Monsieur de Phocas
de Jean Lorrain

critiqué par Joachim, le 5 avril 2006
( - 44 ans)


La note:  étoiles
PHOCAS
Lecteur de Huysmans et cousin littéraire de l’auteur d’A Rebours, Jean Lorrain a réussi un roman qui se présente sous la forme de lettres-mémoires. Bourré à craquer de références littéraires, de Barbey, Gide…, c’est l’entrée dans l’univers des esthètes « décadents » et du dandysme 1890 qui se mire dans les gazettes artistico-mondaines, au rythme chaotique de fragments de journal.
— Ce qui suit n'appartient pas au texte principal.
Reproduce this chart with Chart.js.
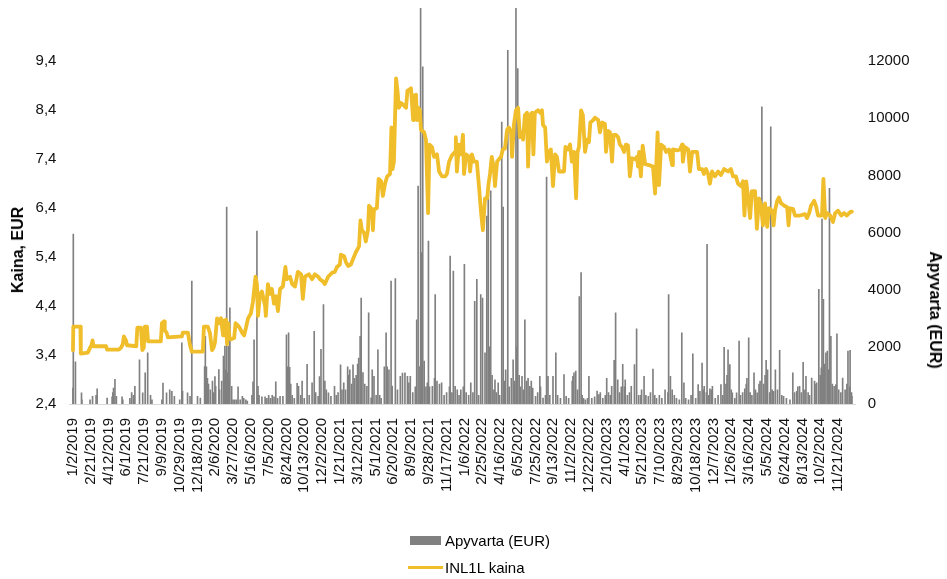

Un roman dur et intense sur le sacrifice, sur l’art et les drames artificiels. On y croise le peintre anglais et nain Claudius Ethal aux goûts dégénérés, l’imaginaire peuplé de scènes d’empoisonnements, collectionneur de poupées sinistres récoltées en Hollande.

Lassé des tournée de cafés et des maisons closes, Fréneuse, contrairement à des Esseintes, entreprend. Il se rend en Normandie, y retrouve pour son malheur le fond de sa lignée fin de race. Thomas Welcôme sera la tentation de se sauver dans tous les sens du terme, une sorte de réapparition baudelairienne des « voyages » qui pourrait envisager la vérité du maléfique et fantastique Ethal tout en l’incitant à s’en détourner.
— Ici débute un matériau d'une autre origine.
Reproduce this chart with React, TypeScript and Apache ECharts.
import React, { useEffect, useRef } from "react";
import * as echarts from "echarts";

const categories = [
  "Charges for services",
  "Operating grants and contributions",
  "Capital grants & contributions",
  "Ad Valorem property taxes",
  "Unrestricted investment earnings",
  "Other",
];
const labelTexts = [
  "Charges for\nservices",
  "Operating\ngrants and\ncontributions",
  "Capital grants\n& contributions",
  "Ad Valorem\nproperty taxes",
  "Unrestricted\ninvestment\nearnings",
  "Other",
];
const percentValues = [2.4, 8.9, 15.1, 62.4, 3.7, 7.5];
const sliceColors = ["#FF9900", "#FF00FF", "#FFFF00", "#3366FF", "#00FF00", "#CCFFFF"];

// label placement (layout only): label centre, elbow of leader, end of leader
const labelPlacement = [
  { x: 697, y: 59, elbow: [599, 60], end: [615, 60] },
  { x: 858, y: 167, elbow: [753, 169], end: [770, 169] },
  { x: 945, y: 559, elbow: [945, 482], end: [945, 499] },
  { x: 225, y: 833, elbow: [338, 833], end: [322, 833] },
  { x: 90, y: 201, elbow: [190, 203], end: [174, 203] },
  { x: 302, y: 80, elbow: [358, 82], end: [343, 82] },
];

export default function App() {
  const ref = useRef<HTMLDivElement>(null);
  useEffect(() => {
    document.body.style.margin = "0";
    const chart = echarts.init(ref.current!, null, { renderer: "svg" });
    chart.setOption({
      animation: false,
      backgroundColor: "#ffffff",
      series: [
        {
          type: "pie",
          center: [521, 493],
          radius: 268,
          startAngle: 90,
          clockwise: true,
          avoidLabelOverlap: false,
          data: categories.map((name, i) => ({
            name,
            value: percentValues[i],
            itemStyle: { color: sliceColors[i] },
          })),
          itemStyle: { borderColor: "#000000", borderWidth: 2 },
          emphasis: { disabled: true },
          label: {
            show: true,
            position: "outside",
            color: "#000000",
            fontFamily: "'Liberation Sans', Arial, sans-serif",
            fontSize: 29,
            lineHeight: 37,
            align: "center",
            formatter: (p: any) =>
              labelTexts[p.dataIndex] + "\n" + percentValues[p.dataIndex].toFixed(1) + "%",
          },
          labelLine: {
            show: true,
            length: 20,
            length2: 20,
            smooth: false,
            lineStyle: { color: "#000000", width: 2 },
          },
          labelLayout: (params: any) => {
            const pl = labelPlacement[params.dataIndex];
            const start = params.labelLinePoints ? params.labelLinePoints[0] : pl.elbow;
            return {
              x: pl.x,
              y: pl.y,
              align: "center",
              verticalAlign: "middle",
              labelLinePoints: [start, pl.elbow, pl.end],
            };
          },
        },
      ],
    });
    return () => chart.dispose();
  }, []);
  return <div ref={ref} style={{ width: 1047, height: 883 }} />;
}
Des Esseintes est une sorte de demi-frère pour le duc de Fréneuse, un demi-frère hypocondriaque et nerveux qui ne connaît le meurtre que par procuration.
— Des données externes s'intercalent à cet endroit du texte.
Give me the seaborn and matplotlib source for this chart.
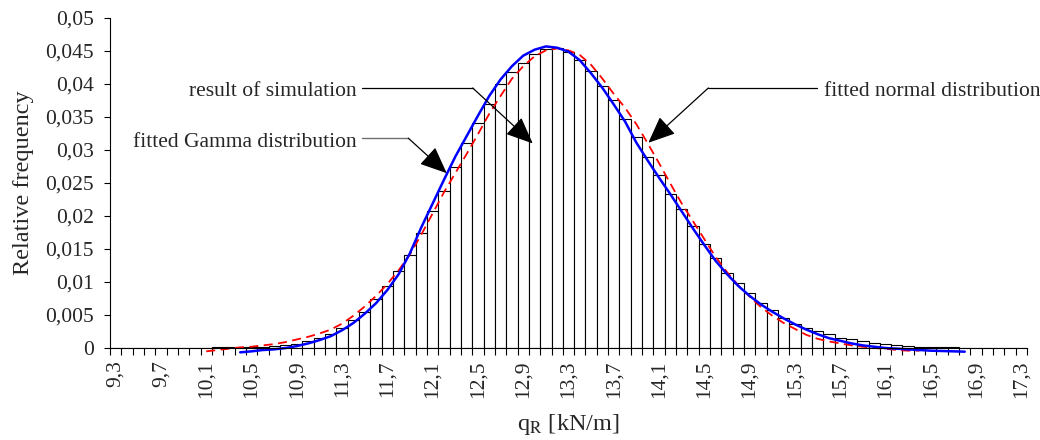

On hésite à voir dans ce roman une grande mystification ouvragée, au raffinement éblouissant et cruel comme sait en concocter Ethal à l’intention de ses auditeurs. Sa fin est très réussie, visions de l’Inde « hallucinée », puis apparition de la Figure ovale, « intangible », et l'évocation de la triade féminine « Astarté, Acté, Alexandrie » qui débarrassera le duc de Fréneuse de ses visions vert émeraude.